Sherry put milk and sugar on the table, sat opposite Cora. “Okay, coffee’s brewing. Fill me in on your Internet search.”

“I broke into Wilbur’s barn last night.”

“That’s how you know about the chairs?”

“No, that’s how I got arrested and shot at.”

“What!?”

“Or vice versa. I actually got shot at and arrested. The other way makes no sense.”

“Nothing you’re saying makes any sense. What the hell are you talking about?”

“It didn’t make the late news? I’m crushed.”

Cora gave Sherry a rundown of her escapade in Wilbur’s barn.

“You broke into his barn
twice?”

“Yeah, but it doesn’t matter.”

“What?”

“Well, the first time he’s not pressing charges, and the second time he doesn’t know.”

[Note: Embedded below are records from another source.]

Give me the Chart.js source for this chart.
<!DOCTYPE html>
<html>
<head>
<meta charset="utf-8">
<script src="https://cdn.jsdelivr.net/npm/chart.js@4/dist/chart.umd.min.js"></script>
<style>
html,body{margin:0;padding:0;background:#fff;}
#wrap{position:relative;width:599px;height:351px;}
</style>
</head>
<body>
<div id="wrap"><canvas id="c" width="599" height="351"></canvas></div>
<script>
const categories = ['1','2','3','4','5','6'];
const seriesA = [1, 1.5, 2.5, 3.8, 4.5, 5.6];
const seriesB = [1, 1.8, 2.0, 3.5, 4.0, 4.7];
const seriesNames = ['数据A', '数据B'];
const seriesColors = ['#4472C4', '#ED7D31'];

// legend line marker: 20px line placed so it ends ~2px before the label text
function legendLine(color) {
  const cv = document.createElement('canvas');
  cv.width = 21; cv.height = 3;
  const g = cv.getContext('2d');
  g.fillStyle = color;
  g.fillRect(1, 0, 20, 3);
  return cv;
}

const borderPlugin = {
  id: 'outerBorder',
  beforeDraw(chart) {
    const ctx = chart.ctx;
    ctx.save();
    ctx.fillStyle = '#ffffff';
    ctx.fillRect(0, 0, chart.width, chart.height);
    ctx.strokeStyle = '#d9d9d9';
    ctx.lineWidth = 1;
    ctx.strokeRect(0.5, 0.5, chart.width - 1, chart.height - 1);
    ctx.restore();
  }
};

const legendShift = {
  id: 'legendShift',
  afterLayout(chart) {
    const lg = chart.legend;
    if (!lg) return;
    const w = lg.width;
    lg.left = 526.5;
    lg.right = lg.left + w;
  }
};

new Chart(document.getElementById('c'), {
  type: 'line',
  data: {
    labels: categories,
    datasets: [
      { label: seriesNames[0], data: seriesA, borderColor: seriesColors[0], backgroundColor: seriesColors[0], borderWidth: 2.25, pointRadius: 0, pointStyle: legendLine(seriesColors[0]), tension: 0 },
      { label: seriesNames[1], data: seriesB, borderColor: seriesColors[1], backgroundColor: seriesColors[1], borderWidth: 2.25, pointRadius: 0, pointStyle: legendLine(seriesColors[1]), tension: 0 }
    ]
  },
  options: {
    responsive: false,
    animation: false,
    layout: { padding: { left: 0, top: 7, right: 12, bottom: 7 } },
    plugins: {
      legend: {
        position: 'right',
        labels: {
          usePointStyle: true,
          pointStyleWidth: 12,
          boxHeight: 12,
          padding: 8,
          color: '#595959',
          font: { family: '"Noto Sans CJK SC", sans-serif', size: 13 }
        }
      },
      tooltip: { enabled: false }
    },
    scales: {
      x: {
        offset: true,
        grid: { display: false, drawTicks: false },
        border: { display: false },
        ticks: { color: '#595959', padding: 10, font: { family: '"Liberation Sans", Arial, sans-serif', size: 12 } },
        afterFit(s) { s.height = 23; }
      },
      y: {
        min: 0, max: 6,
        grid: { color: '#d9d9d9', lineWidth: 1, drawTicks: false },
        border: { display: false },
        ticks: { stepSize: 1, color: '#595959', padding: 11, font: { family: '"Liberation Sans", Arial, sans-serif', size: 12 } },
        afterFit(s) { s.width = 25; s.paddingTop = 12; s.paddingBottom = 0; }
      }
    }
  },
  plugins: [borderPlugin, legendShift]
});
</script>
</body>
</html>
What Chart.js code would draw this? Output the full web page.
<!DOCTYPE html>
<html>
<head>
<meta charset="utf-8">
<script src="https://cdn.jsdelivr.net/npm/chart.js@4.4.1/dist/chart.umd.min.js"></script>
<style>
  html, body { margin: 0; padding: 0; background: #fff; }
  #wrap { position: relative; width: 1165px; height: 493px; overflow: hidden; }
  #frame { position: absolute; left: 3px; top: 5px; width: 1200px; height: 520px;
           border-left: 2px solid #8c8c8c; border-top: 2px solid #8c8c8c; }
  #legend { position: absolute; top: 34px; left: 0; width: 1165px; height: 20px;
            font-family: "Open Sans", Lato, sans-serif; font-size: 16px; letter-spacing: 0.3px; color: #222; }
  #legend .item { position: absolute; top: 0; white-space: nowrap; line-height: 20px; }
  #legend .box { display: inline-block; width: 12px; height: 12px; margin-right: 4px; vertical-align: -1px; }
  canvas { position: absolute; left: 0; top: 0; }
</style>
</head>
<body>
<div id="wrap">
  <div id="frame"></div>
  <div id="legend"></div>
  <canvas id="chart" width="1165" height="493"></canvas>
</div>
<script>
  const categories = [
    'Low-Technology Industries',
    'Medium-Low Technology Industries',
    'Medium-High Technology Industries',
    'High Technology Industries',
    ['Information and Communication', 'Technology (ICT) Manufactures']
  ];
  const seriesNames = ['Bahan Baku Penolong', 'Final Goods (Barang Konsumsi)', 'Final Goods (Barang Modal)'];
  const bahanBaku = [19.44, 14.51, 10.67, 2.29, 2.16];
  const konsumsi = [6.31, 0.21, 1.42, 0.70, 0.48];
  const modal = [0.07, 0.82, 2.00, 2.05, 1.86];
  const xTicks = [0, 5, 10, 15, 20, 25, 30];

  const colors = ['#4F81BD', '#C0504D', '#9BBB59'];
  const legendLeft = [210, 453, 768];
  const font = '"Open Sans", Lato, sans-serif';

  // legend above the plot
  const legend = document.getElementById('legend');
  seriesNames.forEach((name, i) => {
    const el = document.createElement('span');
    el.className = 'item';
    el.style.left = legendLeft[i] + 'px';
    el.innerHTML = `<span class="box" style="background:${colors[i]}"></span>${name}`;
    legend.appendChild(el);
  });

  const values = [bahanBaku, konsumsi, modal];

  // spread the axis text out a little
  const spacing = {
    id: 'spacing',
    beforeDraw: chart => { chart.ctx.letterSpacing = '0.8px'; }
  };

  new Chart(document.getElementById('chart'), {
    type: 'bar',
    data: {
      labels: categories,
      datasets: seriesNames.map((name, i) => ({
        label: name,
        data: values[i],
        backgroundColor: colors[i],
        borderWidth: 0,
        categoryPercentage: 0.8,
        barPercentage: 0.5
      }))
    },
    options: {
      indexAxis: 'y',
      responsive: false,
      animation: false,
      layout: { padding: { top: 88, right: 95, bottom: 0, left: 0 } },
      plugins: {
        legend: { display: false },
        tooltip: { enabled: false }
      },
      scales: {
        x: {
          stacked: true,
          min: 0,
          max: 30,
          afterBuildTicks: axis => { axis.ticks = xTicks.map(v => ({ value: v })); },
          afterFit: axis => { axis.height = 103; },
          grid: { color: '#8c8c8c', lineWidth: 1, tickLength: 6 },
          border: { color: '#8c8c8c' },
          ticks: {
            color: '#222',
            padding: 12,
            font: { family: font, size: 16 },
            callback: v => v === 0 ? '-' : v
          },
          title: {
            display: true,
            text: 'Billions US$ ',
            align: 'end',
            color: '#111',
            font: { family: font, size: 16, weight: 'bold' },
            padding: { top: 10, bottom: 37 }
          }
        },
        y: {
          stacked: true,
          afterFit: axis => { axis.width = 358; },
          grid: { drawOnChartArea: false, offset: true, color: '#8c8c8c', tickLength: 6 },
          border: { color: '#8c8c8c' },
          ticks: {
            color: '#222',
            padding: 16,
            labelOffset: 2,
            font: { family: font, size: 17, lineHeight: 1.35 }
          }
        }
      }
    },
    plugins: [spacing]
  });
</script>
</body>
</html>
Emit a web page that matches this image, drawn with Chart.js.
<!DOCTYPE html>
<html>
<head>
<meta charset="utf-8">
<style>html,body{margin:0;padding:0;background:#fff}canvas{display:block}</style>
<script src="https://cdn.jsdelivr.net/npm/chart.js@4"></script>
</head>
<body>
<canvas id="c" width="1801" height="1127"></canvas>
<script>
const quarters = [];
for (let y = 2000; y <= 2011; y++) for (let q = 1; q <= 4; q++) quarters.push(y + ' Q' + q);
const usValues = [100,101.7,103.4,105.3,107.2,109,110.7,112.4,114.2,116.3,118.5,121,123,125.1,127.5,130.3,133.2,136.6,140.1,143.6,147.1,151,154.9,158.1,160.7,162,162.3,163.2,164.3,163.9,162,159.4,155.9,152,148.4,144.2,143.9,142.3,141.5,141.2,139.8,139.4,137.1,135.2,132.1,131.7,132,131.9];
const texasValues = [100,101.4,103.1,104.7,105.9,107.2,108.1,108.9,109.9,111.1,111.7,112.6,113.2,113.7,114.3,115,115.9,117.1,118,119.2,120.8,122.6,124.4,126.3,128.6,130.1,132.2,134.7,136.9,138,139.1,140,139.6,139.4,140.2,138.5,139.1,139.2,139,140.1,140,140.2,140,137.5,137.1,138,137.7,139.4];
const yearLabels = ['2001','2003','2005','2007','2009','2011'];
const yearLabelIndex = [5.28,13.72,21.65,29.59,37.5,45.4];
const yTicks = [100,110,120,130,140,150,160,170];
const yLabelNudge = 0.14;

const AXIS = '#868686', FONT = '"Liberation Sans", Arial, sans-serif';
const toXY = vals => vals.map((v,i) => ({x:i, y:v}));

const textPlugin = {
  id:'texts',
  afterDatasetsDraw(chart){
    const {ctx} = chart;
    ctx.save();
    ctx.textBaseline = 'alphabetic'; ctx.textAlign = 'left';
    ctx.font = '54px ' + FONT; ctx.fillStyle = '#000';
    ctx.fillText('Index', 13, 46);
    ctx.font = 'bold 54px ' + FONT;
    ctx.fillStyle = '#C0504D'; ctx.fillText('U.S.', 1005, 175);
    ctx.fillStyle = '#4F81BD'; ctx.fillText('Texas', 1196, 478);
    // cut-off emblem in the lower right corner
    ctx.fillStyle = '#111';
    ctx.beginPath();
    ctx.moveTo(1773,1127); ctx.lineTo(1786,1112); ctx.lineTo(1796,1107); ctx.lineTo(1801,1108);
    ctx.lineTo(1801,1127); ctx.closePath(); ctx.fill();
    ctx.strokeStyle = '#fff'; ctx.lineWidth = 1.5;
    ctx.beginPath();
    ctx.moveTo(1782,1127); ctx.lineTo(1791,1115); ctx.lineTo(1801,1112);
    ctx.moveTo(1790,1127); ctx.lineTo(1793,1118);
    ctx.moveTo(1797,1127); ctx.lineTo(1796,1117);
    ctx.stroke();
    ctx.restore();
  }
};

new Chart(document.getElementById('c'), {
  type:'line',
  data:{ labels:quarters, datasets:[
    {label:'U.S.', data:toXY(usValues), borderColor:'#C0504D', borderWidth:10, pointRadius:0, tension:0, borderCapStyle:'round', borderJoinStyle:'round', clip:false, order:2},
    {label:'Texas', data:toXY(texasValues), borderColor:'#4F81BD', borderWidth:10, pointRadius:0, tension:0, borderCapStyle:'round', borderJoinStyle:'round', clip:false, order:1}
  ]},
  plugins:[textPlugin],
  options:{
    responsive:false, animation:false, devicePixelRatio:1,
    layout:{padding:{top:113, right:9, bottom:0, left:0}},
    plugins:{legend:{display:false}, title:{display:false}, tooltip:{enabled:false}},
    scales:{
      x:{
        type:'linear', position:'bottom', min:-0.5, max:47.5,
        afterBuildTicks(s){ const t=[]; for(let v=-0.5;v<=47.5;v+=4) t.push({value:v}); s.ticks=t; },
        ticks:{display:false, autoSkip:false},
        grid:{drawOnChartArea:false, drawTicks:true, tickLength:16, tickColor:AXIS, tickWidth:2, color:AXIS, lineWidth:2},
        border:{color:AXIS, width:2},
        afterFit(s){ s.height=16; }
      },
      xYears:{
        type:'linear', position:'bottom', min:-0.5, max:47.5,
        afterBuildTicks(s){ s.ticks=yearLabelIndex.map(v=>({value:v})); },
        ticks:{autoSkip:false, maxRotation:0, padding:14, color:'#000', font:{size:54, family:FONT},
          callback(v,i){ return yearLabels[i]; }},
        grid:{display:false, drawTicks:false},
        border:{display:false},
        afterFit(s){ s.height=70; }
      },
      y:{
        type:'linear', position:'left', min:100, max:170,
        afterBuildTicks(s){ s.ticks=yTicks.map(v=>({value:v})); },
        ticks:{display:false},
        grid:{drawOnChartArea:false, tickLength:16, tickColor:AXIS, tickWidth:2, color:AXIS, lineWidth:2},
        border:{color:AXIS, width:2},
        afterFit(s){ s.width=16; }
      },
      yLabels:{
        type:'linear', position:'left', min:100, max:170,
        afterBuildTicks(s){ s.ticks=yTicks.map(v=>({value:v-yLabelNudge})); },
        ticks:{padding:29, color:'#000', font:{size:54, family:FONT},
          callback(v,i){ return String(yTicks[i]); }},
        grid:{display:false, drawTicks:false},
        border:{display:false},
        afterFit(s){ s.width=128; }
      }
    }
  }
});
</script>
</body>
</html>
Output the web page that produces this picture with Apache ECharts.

“But the cops have your gun and think you shot yourself?”

“They think I fired a bullet into the wall and pretended someone shot at me.”

“So you went back into the barn to look for the other bullet, but you quit when you found the chairs?”

“Are you kidding me? I went over those walls with a fine-tooth comb. If there’s a bullet in the barn, I can’t find it.”

“Is there a place a bullet might have been dug out of?”

“Just mine.”

“So where is it?”

“Maybe it went out the window. Maybe there were two guys, and one of them’s wearing it. There’s lots of possibilities, just none that I can prove.”

“Great.” Sherry got up, poured coffee.

Cora took hers, slopped in milk and sugar, took a gulp. “Where’s Aaron?”

“He went home.”

“On good terms?”

“Not really.”

“How come?”

“We had another fight. We went to the movies to make up.”

“Oh.”

“Yeah. Me running out in the middle didn’t help.”

“I’m sure you blamed me.”

“That was small consolation.”

“I mean to Aaron.”

“So do I.”

Cora chugged the rest of her coffee, pushed the cup back, and got up. “Come on. Let’s go Google.”

Sherry took her coffee into the office and sat at the computer. “What do you want to Google? Oh, I forgot, you don’t know, do you?”

“Not really. I gotta find out why Wilbur stole his own chairs.”

“Why in the world would he?”

“I don’t know. I’m beginning to think it has something to do with the Kleinsmidt diamonds.”

“Wait a minute. I thought the Kleinsmidt diamonds don’t exist.”

“They don’t.”

Sherry cocked her head ironically. “I can see why this might be tough to Google.”